** begin **

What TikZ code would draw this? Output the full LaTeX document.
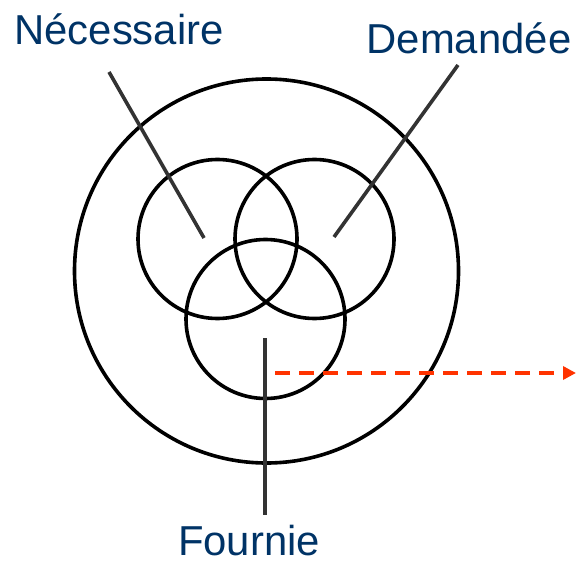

** end **
** begin **

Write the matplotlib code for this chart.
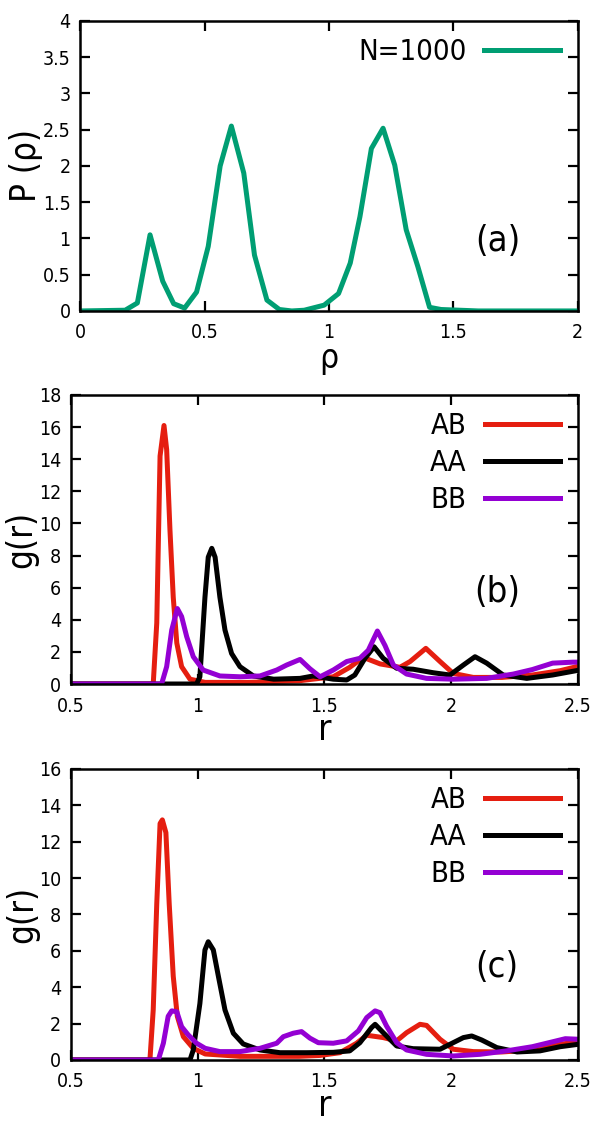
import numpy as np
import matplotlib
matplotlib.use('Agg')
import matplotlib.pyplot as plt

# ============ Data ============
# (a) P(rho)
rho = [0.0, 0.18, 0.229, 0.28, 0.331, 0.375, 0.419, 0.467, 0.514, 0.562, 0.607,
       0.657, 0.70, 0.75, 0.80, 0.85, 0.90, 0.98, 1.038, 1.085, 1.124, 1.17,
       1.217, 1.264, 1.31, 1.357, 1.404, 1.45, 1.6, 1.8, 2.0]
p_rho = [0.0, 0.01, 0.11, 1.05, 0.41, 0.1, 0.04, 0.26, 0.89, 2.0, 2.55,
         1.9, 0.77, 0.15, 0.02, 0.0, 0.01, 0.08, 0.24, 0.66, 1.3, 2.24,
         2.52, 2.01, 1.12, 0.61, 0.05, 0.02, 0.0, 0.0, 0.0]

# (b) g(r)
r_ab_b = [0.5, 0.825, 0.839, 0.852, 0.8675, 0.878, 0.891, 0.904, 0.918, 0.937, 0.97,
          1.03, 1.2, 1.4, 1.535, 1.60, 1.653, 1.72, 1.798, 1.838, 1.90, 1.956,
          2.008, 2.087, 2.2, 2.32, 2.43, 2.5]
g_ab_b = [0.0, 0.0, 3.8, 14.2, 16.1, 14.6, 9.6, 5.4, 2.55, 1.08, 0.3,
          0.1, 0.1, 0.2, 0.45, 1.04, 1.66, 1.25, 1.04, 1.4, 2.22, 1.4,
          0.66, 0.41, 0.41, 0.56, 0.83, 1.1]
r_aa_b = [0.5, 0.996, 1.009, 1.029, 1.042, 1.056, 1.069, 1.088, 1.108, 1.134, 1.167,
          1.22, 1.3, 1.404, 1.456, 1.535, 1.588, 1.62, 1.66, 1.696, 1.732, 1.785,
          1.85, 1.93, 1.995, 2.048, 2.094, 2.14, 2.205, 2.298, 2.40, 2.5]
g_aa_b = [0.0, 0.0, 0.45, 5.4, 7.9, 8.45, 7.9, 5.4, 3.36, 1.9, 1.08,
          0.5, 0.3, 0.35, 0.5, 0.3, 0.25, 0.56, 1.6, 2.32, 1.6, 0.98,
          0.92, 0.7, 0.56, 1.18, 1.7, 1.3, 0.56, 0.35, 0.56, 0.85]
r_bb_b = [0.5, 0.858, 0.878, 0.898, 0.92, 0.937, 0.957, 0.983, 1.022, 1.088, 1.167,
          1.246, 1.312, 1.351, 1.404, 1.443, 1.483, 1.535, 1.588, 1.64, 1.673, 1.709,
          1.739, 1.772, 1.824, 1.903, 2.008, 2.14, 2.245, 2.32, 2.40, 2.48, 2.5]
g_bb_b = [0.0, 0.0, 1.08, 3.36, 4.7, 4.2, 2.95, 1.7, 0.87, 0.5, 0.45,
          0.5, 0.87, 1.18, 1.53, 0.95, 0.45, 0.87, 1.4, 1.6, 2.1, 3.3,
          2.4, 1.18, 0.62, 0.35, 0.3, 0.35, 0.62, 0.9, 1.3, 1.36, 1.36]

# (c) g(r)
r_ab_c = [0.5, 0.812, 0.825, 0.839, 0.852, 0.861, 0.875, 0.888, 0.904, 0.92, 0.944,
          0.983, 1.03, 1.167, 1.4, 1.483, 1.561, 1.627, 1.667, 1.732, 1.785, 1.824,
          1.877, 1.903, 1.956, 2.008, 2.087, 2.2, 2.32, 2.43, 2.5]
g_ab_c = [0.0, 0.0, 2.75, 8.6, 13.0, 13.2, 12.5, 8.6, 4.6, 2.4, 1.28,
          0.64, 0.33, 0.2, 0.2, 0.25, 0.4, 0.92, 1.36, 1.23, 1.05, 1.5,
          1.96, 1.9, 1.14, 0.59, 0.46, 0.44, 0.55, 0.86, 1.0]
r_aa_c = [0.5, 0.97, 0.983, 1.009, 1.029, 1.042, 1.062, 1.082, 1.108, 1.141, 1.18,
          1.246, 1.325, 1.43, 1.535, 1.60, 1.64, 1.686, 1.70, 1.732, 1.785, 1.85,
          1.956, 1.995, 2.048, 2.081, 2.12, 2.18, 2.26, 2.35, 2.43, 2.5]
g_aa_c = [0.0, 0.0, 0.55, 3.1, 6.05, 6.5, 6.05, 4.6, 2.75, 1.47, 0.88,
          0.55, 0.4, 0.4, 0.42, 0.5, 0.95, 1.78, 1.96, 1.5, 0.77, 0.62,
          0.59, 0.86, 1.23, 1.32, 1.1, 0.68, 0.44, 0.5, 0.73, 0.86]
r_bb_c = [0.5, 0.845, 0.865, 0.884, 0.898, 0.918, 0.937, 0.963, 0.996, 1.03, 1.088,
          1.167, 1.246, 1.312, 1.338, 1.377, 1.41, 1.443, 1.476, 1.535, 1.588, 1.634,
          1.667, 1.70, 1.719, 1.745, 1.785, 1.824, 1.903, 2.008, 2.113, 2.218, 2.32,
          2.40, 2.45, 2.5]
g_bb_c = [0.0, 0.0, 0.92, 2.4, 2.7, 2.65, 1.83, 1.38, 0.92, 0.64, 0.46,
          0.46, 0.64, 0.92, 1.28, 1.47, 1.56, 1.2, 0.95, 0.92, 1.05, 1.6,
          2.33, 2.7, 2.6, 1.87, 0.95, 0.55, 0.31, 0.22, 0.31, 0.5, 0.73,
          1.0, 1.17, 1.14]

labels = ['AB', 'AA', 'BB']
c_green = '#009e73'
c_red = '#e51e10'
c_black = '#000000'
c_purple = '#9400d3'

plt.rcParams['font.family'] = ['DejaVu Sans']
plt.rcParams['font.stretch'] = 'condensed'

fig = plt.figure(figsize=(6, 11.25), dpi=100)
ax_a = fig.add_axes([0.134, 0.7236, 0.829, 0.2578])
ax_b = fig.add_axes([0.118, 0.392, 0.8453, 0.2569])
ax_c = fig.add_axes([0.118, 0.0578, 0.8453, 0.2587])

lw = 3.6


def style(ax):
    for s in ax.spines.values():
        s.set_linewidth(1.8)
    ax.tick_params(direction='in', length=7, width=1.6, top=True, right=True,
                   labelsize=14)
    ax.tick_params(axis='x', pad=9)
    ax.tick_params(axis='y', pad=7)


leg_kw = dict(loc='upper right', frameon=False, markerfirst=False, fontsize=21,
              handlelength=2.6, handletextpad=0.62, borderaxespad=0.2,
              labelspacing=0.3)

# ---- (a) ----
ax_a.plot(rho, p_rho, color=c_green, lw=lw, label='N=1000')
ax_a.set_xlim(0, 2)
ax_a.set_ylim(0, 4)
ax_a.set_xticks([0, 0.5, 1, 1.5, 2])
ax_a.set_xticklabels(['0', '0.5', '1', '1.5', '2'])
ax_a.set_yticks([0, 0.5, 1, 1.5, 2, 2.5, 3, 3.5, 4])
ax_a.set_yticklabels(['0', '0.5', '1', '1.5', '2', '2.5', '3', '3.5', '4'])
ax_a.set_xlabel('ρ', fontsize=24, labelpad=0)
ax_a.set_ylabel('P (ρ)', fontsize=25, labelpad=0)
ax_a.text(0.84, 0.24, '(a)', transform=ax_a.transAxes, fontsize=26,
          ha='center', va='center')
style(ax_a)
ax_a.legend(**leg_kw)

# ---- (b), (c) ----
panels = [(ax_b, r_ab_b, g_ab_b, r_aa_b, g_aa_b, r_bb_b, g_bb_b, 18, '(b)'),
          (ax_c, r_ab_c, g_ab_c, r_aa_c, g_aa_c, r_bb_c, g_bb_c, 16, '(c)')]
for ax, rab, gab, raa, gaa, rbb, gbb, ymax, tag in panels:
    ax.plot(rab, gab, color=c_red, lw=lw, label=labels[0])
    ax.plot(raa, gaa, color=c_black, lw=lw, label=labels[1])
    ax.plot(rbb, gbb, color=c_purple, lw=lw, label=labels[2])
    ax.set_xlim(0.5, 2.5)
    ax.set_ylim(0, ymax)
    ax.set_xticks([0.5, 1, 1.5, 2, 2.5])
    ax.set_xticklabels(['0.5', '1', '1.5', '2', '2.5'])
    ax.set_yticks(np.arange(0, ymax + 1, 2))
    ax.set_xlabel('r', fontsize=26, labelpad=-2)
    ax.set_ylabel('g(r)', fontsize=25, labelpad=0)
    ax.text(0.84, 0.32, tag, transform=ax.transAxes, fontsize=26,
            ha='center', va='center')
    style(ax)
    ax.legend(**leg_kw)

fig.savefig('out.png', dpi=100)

** end **
** begin **

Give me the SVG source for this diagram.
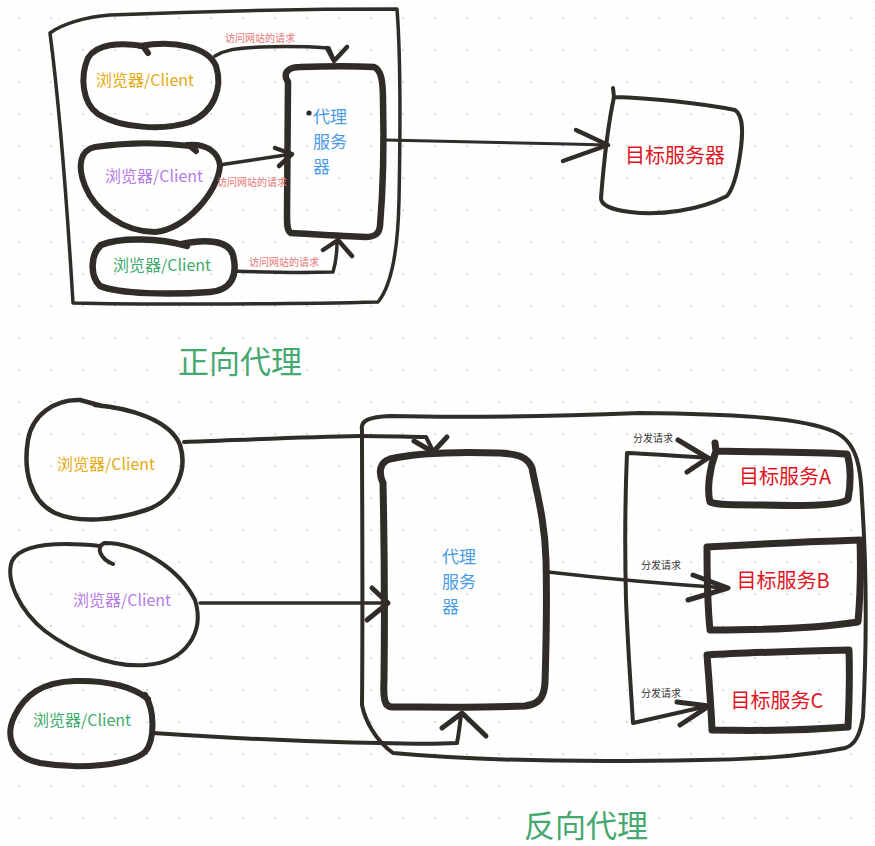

** end **

→ **GIVEN EXERCISE**
Return from the data every line that holds "matplotlib".

→ **FINAL RESULT**
Write the matplotlib code for this chart.
import matplotlib
matplotlib.use('Agg')
import matplotlib.pyplot as plt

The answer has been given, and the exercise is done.